* [Problem to work on]
Reproduce, character for character, the lines below from the first through the one with "dates = pd.date_range('2018-10-19', '2019-04-18', freq='D')". Leave pictures out.

[start of Dataset extract]

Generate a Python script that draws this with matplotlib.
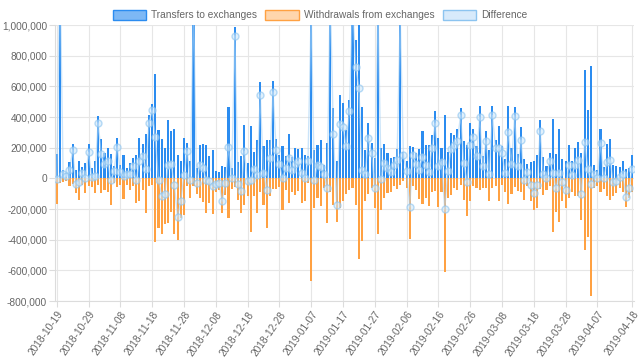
import numpy as np
import pandas as pd
import matplotlib
matplotlib.use("Agg")
import matplotlib.pyplot as plt
from matplotlib.patches import Patch
from matplotlib.ticker import FuncFormatter

plt.rcParams['font.family'] = ['Liberation Sans', 'DejaVu Sans']

# daily values (in thousands)
dates = pd.date_range('2018-10-19', '2019-04-18', freq='D')

transfers_k = [
    160, 1400, 57, 35, 105, 222, 57, 116, 75, 101,
    222, 68, 112, 404, 254, 167, 200, 160, 79, 265,
    90, 149, 68, 101, 134, 151, 261, 222, 287, 414,
    485, 682, 314, 254, 200, 382, 309, 322, 150, 112,
    261, 232, 116, 1200, 70, 217, 222, 217, 147, 182,
    50, 44, 79, 75, 463, 68, 985, 105, 145, 349,
    97, 342, 173, 252, 627, 210, 250, 248, 632, 254,
    151, 210, 145, 292, 138, 200, 193, 200, 151, 145,
    1750, 182, 215, 252, 90, 230, 1300, 458, 112, 546,
    489, 314, 511, 1200, 901, 1120, 467, 182, 364, 230,
    134, 1500, 200, 222, 167, 134, 138, 189, 1100, 173,
    112, 211, 204, 167, 189, 309, 217, 217, 283, 441,
    265, 195, 412, 173, 298, 283, 320, 458, 243, 220,
    364, 320, 211, 474, 145, 309, 182, 474, 250, 342,
    211, 127, 474, 195, 467, 160, 336, 127, 94, 108,
    112, 149, 379, 138, 79, 167, 390, 156, 320, 127,
    116, 215, 112, 200, 239, 167, 704, 445, 730, 90,
    57, 320, 72, 222, 259, 86, 79, 72, 112, 63,
    68, 149,
]

withdrawals_k = [
    167, 31, 26, 20, 53, 37, 97, 140, 42, 97,
    53, 59, 97, 42, 97, 75, 86, 173, 31, 59,
    46, 134, 42, 75, 53, 162, 151, 75, 228, 53,
    42, 415, 327, 366, 300, 294, 217, 366, 400, 261,
    239, 53, 130, 50, 100, 129, 156, 228, 162, 235,
    90, 75, 228, 108, 257, 68, 55, 140, 228, 173,
    112, 353, 112, 228, 86, 173, 327, 118, 68, 68,
    59, 206, 75, 162, 86, 108, 81, 162, 147, 31,
    667, 191, 125, 178, 64, 294, 90, 171, 283, 191,
    151, 103, 75, 64, 173, 528, 410, 151, 103, 64,
    195, 360, 206, 125, 97, 90, 53, 68, 46, 20,
    64, 397, 53, 75, 134, 169, 129, 178, 86, 81,
    184, 86, 612, 125, 108, 64, 75, 46, 140, 245,
    147, 53, 64, 75, 64, 64, 151, 64, 53, 147,
    46, 90, 169, 103, 59, 81, 86, 140, 53, 151,
    206, 191, 68, 108, 75, 53, 353, 222, 287, 151,
    191, 129, 90, 112, 118, 272, 469, 382, 765, 64,
    53, 90, 68, 118, 140, 112, 97, 64, 86, 184,
    129, 86,
]

transfers = np.array(transfers_k) * 1000
withdrawals = np.array(withdrawals_k) * 1000
difference = transfers - withdrawals

x = np.arange(len(dates))
tick_idx = list(range(0, 171, 10)) + [len(dates) - 1]
tick_labels = [dates[i].strftime('%Y-%m-%d') for i in tick_idx]

fig = plt.figure(figsize=(6.4, 3.61), dpi=100)
ax = fig.add_axes([0.0867, 0.1662, 0.9033, 0.7645])

ax.bar(x, transfers, width=0.66, color='#2b8cf0', zorder=2)
ax.bar(x, -withdrawals, width=0.66, color='#ffa142', zorder=2)
ax.plot(x, difference, color='#a9d3f5', alpha=0.6, lw=1.0, zorder=3,
        marker='o', markersize=5, markerfacecolor=(0.80, 0.90, 0.98, 0.3),
        markeredgecolor=(0.55, 0.77, 0.94, 0.75), markeredgewidth=1.0)

ax.set_ylim(-800000, 1000000)
ax.set_xlim(-0.4, len(dates) - 0.6)
ax.set_yticks(np.arange(-800000, 1000001, 200000))
ax.yaxis.set_major_formatter(FuncFormatter(lambda v, p: f'{int(v):,}'))
ax.set_xticks(tick_idx)
ax.set_xticklabels(tick_labels, rotation=55, ha='right', rotation_mode='anchor')

ax.grid(True, color='#e6e6e6', lw=0.8, zorder=0)
ax.set_axisbelow(True)
for s in ['top', 'right']:
    ax.spines[s].set_visible(False)
for s in ['left', 'bottom']:
    ax.spines[s].set_color('#dcdcdc')
ax.tick_params(axis='both', colors='#dcdcdc', labelcolor='#666666',
               labelsize=7.3, length=4, pad=2)

handles = [
    Patch(facecolor='#7db8f5', edgecolor='#2b8cf0', lw=1.0),
    Patch(facecolor='#ffd6ad', edgecolor='#ffa142', lw=1.0),
    Patch(facecolor='#d7eafb', edgecolor='#8cc4f0', lw=1.0),
]
fig.legend(handles, ['Transfers to exchanges', 'Withdrawals from exchanges', 'Difference'],
           loc='center', bbox_to_anchor=(0.5, 0.958), ncol=3, frameon=False,
           fontsize=7.3, labelcolor='#666666', handlelength=3.3, handleheight=1.1,
           handletextpad=0.5, columnspacing=0.8)

fig.savefig('out.png', dpi=100)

[end of Dataset extract]

* [Result for this exercise]
Generate a Python script that draws this with matplotlib.
import numpy as np
import pandas as pd
import matplotlib
matplotlib.use("Agg")
import matplotlib.pyplot as plt
from matplotlib.patches import Patch
from matplotlib.ticker import FuncFormatter

plt.rcParams['font.family'] = ['Liberation Sans', 'DejaVu Sans']

# daily values (in thousands)
dates = pd.date_range('2018-10-19', '2019-04-18', freq='D')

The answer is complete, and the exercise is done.